The chancellor's resignation is the "culmination of a number of clashes that originate from [Mr] Javid’s apparent reluctance to significantly increase public borrowing by cutting taxes and/or increasing spending and investment", he adds.
This move "seems designed to allow the government to push through even bigger increases in public investment and perhaps resuscitate tax cuts that previously looked dead in the water".
Rishi Sunak's "relative lack of power base" and "rapid political ascent" means the PM will probably have more influence over the 11 March Budget, says Tom McPhail, head of policy at Hargreaves Lansdown.

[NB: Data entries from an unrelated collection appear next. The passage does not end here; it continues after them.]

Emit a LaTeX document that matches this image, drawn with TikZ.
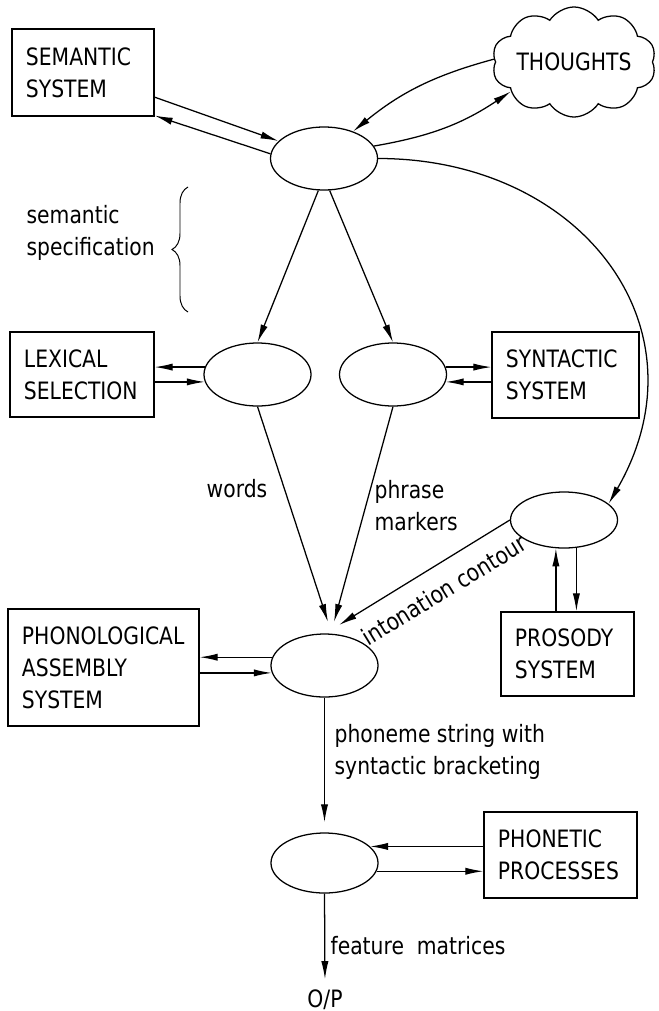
\documentclass[tikz,border=0pt]{standalone}
\usepackage{fontspec}
\setmainfont[FakeStretch=0.85]{DejaVu Sans}
\usepackage{tikz}
\usetikzlibrary{arrows.meta,shapes.geometric,shapes.symbols,decorations.pathreplacing}

\begin{document}
\begin{tikzpicture}[x=0.025cm, y=-0.025cm, line width=0.9pt,
  every node/.style={font=\fontsize{17}{22.7}\selectfont},
  box/.style={draw, align=left, inner xsep=0.35cm},
  proc/.style={draw, ellipse, minimum width=2.675cm, minimum height=1.575cm, inner sep=0pt},
  arr/.style={-{Latex[length=4.5mm,width=1.8mm]}},
  lbl/.style={align=left, inner sep=0pt}]

\useasboundingbox (0,0) rectangle (658,1011);

\node[box, text width=2.85cm, minimum height=2.175cm] (sem) at (83,72.5) {SEMANTIC\\SYSTEM};
\node[draw, cloud, cloud puffs=10, cloud puff arc=115, cloud ignores aspect, minimum width=4.1cm, minimum height=2.75cm, inner sep=0pt] (tht) at (574,62) {THOUGHTS};
\node[proc] (e1) at (324,158.5) {};

\node[box, text width=2.9cm, minimum height=2.125cm] (lex) at (82,374.5) {LEXICAL\\SELECTION};
\node[proc] (e2) at (257.5,374.5) {};
\node[proc] (e3) at (393,374.5) {};
\node[box, text width=2.975cm, minimum height=2.15cm] (syn) at (565.5,375) {SYNTACTIC\\SYSTEM};

\node[proc, minimum height=1.4cm] (e5) at (564,520) {};
\node[box, text width=2.625cm, minimum height=2.1cm] (pros) at (567.5,654) {PROSODY\\SYSTEM};

\node[box, text width=4.075cm, minimum height=2.925cm] (phonol) at (103.5,667.5) {PHONOLOGICAL\\ASSEMBLY\\SYSTEM};
\node[proc] (e4) at (324.5,665.5) {};

\node[proc, minimum height=1.5cm] (e6) at (324.5,863) {};
\node[box, text width=3.125cm, minimum height=2.15cm] (phonet) at (560.5,855) {PHONETIC\\PROCESSES};
\node[inner sep=1pt, anchor=base] (op) at (325,1007) {O/P};

\coordinate (tw) at (328,622);
\coordinate (tp) at (334,622);
\coordinate (ti) at (339,625);

\draw[arr] (sem.-19) -- (e1.159);
\draw[arr] (e1.175) -- (sem.-31);
\draw[arr] (tht.178) to[bend right=12] (e1.43);
\draw[arr] (e1.14) to[bend right=12] (tht.205);
\draw[arr] (e1.east) to[out=0, in=60, looseness=1.25] (e5.20);

\draw[decorate, decoration={brace, amplitude=0.4cm}, line width=0.7pt] (188,312) -- (188,187);
\node[lbl, anchor=west] (spec) at (26,233) {semantic\\specification};

\draw[arr] (e1.-100) -- (e2.north);
\draw[arr] (e1.-80) -- (e3.north);
\draw[arr] (e2.172) -- (e2.172 -| lex.east);
\draw[arr] (e2.188 -| lex.east) -- (e2.188);
\draw[arr] (e3.8) -- (e3.8 -| syn.west);
\draw[arr] (e3.-8 -| syn.west) -- (e3.-8);

\draw[arr] (e2.south) -- (tw);
\draw[arr] (e3.south) -- (tp);
\draw[arr] (e5.west) -- (ti);
\node[lbl] (words) at (237,489) {words};
\node[lbl, anchor=west] (phr) at (374,506) {phrase\\markers};
\node[lbl, rotate=31.5] (into) at (444,590) {intonation contour};

\draw[arr] (e5.-106 |- pros.north) -- (e5.-106);
\draw[arr] (e5.-66) -- (e5.-66 |- pros.north);

\draw[arr] (e4.171) -- (e4.171 -| phonol.east);
\draw[arr] (e4.188 -| phonol.east) -- (e4.188);
\draw[arr, shorten >=0.25cm] (e4.south) -- (e6.north);
\node[lbl, anchor=west] (phs) at (334,752) {phoneme string with\\syntactic bracketing};

\draw[arr] (e6.20 -| phonet.west) -- (e6.20);
\draw[arr] (e6.-9) -- (e6.-9 -| phonet.west);
\draw[arr, shorten >=0.2cm] (e6.south) -- (op.north);
\node[lbl, anchor=west] (fm) at (330,946) {feature\ \ matrices};
\end{tikzpicture}
\end{document}
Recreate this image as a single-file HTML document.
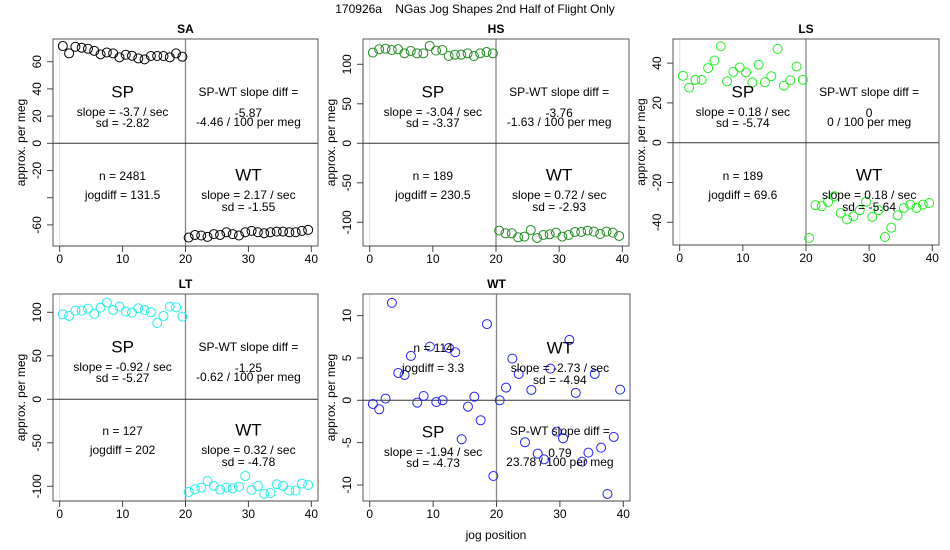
<!DOCTYPE html>
<html><head><meta charset="utf-8"><style>
html,body{margin:0;padding:0;background:#fff;}
svg{display:block;font-family:"Liberation Sans",sans-serif;}
</style></head><body>
<svg id="chart" width="950" height="550" viewBox="0 0 950 550" xmlns="http://www.w3.org/2000/svg">
<text x="475" y="13" font-size="12" text-anchor="middle">170926a&#160;&#160;&#160;&#160;NGas Jog Shapes 2nd Half of Flight Only</text>
<text x="496" y="539" font-size="12" text-anchor="middle">jog position</text>
</svg>
<script>
const xTicks = [0, 10, 20, 30, 40];
const saSP = [71.5,66.1,71,70.3,69.5,68,65.4,66.8,66.1,63.2,65.1,64.4,62.4,61.7,64.2,64.2,64.2,63.2,66.1,63.7];
const saWT = [-69.3,-67.4,-67.8,-68.8,-66.8,-67.4,-65.4,-66.8,-67.8,-65.4,-64.4,-65.4,-66.1,-65.4,-64.9,-64.9,-65.4,-65.4,-64.4,-63.7];
const hsSP = [114.8,119,119.8,118.1,119,113.9,116.9,113.9,113.9,123.2,117.3,118.1,110.5,112.2,112.2,113.9,110.5,113.9,115.6,113.9];
const hsWT = [-110.5,-113.9,-113.9,-119,-118.1,-109.7,-119.8,-116,-115.2,-113.1,-118.1,-116,-112.2,-112.2,-110.5,-111.8,-114.8,-111.8,-113.1,-117.3];
const lsSP = [33.6,27.7,31.6,31.6,37.5,41.3,48.4,30.8,35.6,37.8,35.3,30.3,39.2,30.4,33.4,47.1,28.6,31.3,38.3,31.6];
const lsWT = [-47.9,-31.4,-31.9,-29.7,-26.9,-35.3,-38.5,-37,-33.9,-29.7,-37.3,-33.9,-47.4,-42.7,-36.5,-32.8,-31.1,-32.8,-31.1,-30.3];
const ltSP = [97.7,95.8,101.9,101.9,104.2,98.1,105.4,111.1,102.7,106.5,100.8,99.6,104.6,102.7,100,87.7,95.8,106.5,105.7,95];
const ltWT = [-106.5,-103.4,-101.5,-93.9,-99.6,-103.8,-101.5,-102.3,-100.4,-88.1,-104.2,-99.6,-108.8,-107.7,-97.7,-99.6,-105,-105,-96.9,-98.5];
const wtSP = [-0.43,-1.06,0.2,11.5,3.23,2.99,5.24,-0.28,0.51,6.34,-0.2,0,6.18,5.67,-4.6,-0.75,0.43,-2.36,9.0,-8.94];
const wtWT = [0,1.5,4.92,3.11,-4.96,1.22,-6.3,-6.97,3.74,-3.7,-4.49,7.13,0.87,-7.24,-6.18,3.11,-5.59,-11.06,-4.33,1.26];
const saTicks = [60,40,20,0,-20,-40,-60];
const saTickLabels = ["60","40","20","0","-20","","-60"];
const hsTicks = [100,50,0,-50,-100];
const lsTicks = [40,20,0,-20,-40];
const ltTicks = [100,50,0,-50,-100];
const wtTicks = [10,5,0,-5,-10];

const NS = "http://www.w3.org/2000/svg";
const svg = document.getElementById('chart');
function mk(tag, attrs, parent) {
  const e = document.createElementNS(NS, tag);
  for (const k in attrs) e.setAttribute(k, attrs[k]);
  (parent || svg).appendChild(e);
  return e;
}
function txt(parent, x, y, s, size, name, extra) {
  const t = mk('text', Object.assign({x: x, y: y, 'font-size': size, 'text-anchor': 'middle', 'dominant-baseline': 'central'}, extra || {}), parent);
  t.textContent = s;
  
  
  return t;
}

const panels = [
  {id:'sa', title:'SA', box:[53,39,318,246], y0:143.3, k:1.36, ticks:saTicks, labels:saTickLabels, sp:saSP, wt:saWT, col:'#000',
   sp_s:'-3.7', sp_sd:'-2.82', wt_s:'2.17', wt_sd:'-1.55', diff:'-5.87', per:'-4.46', n:'2481', jog:'131.5', layout:'top'},
  {id:'hs', title:'HS', box:[363,39,629,246], y0:143.3, k:0.79, ticks:hsTicks, sp:hsSP, wt:hsWT, col:'#228b22',
   sp_s:'-3.04', sp_sd:'-3.37', wt_s:'0.72', wt_sd:'-2.93', diff:'-3.76', per:'-1.63', n:'189', jog:'230.5', layout:'top'},
  {id:'ls', title:'LS', box:[673,39,939,245], y0:142.7, k:1.99, ticks:lsTicks, sp:lsSP, wt:lsWT, col:'#22ee22',
   sp_s:'0.18', sp_sd:'-5.74', wt_s:'0.18', wt_sd:'-5.64', diff:'0', per:'0', n:'189', jog:'69.6', layout:'top'},
  {id:'lt', title:'LT', box:[53,294,318,501], y0:399.3, k:0.87, ticks:ltTicks, sp:ltSP, wt:ltWT, col:'#22eeee',
   sp_s:'-0.92', sp_sd:'-5.27', wt_s:'0.32', wt_sd:'-4.78', diff:'-1.25', per:'-0.62', n:'127', jog:'202', layout:'top'},
  {id:'wt', title:'WT', box:[363,294,630,501], y0:400.3, k:8.47, ticks:wtTicks, sp:wtSP, wt:wtWT, col:'#2222ff',
   sp_s:'-1.94', sp_sd:'-4.73', wt_s:'-2.73', wt_sd:'-4.94', diff:'0.79', per:'23.78', n:'114', jog:'3.3', layout:'wt'}
];

panels.forEach(p => {
  const [L,T,R,B] = p.box;
  const g = mk('g', {});
  
  
  const xs = v => L + (v + 1.06) / 42.12 * (R - L);
  const ys = v => p.y0 - v * p.k;
  txt(g, (L+R)/2, T - 10, p.title, 12, 'panel-title-' + p.id, {'font-weight':'bold'});
  const l0 = mk('line', {x1:xs(0), x2:xs(0), y1:T, y2:B, stroke:'#ddd', 'stroke-width':1}, g);
  
  
  const l20 = mk('line', {x1:xs(20), x2:xs(20), y1:T, y2:B, stroke:'#888', 'stroke-width':1.3}, g);
  
  
  const h0 = mk('line', {x1:L, x2:R, y1:ys(0), y2:ys(0), stroke:'#333', 'stroke-width':1}, g);
  
  
  const bx = mk('rect', {x:L, y:T, width:R-L, height:B-T, fill:'none', stroke:'#555', 'stroke-width':1}, g);
  
  
  xTicks.forEach(t => {
    const tl = mk('line', {x1:xs(t), x2:xs(t), y1:B, y2:B+6, stroke:'#444'}, g);
    
    
    txt(g, xs(t), B + 13, String(t), 12, 'x-tick-label');
  });
  const xa = mk('line', {x1:xs(0), x2:xs(40), y1:B, y2:B, stroke:'#444'}, g);
  
  
  p.ticks.forEach((t, i) => {
    const yl = mk('line', {x1:L-6, x2:L, y1:ys(t), y2:ys(t), stroke:'#444'}, g);
    
    
    const lab = p.labels ? p.labels[i] : String(t);
    if (lab) txt(g, L - 16, ys(t), lab, 12, 'y-tick-label', {transform:'rotate(-90 ' + (L-16) + ' ' + ys(t) + ')'});
  });
  const ya = mk('line', {x1:L, x2:L, y1:ys(p.ticks[0]), y2:ys(p.ticks[p.ticks.length-1]), stroke:'#444'}, g);
  
  
  txt(g, L - 32, (T+B)/2, 'approx. per meg', 12, 'y-axis-title', {transform:'rotate(-90 ' + (L-32) + ' ' + ((T+B)/2) + ')'});
  p.sp.forEach((v, i) => {
    const c = mk('circle', {cx:xs(i + 0.5), cy:ys(v), r:4.5, fill:'none', stroke:p.col, 'stroke-width':1}, g);
    
    
  });
  p.wt.forEach((v, i) => {
    const c = mk('circle', {cx:xs(i + 20.5), cy:ys(v), r:4.5, fill:'none', stroke:p.col, 'stroke-width':1}, g);
    
    
  });
  const xl = xs(10), xr = xs(30);
  if (p.layout === 'top') {
    txt(g, xl, T+53, 'SP', 17, 'sp-label');
    txt(g, xl, T+73, 'slope = ' + p.sp_s + ' / sec', 12, 'sp-slope');
    txt(g, xl, T+84, 'sd = ' + p.sp_sd, 12, 'sp-sd');
    txt(g, xr, T+53, 'SP-WT slope diff =', 12, 'diff-label');
    txt(g, xr, T+74, p.diff, 12, 'diff-value');
    txt(g, xr, T+83, p.per + ' / 100 per meg', 12, 'diff-per-meg');
    txt(g, xl, T+137, 'n = ' + p.n, 12, 'n-label');
    txt(g, xl, T+156, 'jogdiff = ' + p.jog, 12, 'jogdiff-label');
    txt(g, xr, T+136, 'WT', 17, 'wt-label');
    txt(g, xr, T+156, 'slope = ' + p.wt_s + ' / sec', 12, 'wt-slope');
    txt(g, xr, T+168, 'sd = ' + p.wt_sd, 12, 'wt-sd');
  } else {
    txt(g, xl, T+54, 'n = ' + p.n, 12, 'n-label');
    txt(g, xl, T+74, 'jogdiff = ' + p.jog, 12, 'jogdiff-label');
    txt(g, xr, T+54, 'WT', 17, 'wt-label');
    txt(g, xr, T+74, 'slope = ' + p.wt_s + ' / sec', 12, 'wt-slope');
    txt(g, xr, T+86, 'sd = ' + p.wt_sd, 12, 'wt-sd');
    txt(g, xl, T+138, 'SP', 17, 'sp-label');
    txt(g, xl, T+158, 'slope = ' + p.sp_s + ' / sec', 12, 'sp-slope');
    txt(g, xl, T+169, 'sd = ' + p.sp_sd, 12, 'sp-sd');
    txt(g, xr, T+137, 'SP-WT slope diff =', 12, 'diff-label');
    txt(g, xr, T+159, p.diff, 12, 'diff-value');
    txt(g, xr, T+168, p.per + ' / 100 per meg', 12, 'diff-per-meg');
  }
});
</script>
</body></html>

This increases the likelihood of a "bold Budget with populist spending announcements". but also boosts the chances of some "targeted tax raids".
"Javid had been reported to be examining some potentially contentious policy moves, such as a mansion tax and cuts to pension tax relief for the wealthy and I think today’s announcement escalates that risk,” says McPhail adds.
Number 10 have confirmed that international development secretary Alok Sharma will replace Andrea Leadsom as secretary of state for Business, Energy and Industrial Strategy.
Mr Sharma has been MP for Reading West since 2010. He was housing minister between 2017 and 2018, and employment minister from 2018 to 2019.
The pound "seems to like this reshuffle," says Neil Wilson of Markets.com.
He notes that the pound fell against the dollar after Sajid Javid resigned as chancellor. But it swiftly rebounded through 1.30 toward 1.30240 when Rishi Sunak was announced as his replacement.
Gilt yields also moved higher, with the market betting on "more spending, less austerity and more growth," under the new chancellor.
Mr Wilson describes the move as a "blatant power grab by Boris and Cummings over the Treasury".
"Boris Johnson is taking the Kirstie Allsopp approach to how to make Number 10 and Number 11 work for him: that is, just knock through.
"The fiscal floodgates are about to open – whatever brake the Treasury might have had on Number 10 has been cut entirely with this move."
The Queen has been graciously pleased to approve the appointment of Rt Hon Rishi Sunak MP as Chancellor of the Exchequer, Number 10 has said in a statement.
Chief secretary to the Treasury Rishi Sunak is to replace Sajid Javid as home secretary, according to the BBC's politics editor Laura Kuenssberg.
Mr Sunak is MP for Richmond (Yorks) and is currently chief secretary to the treasury
The 39-year-old was an early supporter of Boris Johnson and campaigned for Leave in the EU referendum.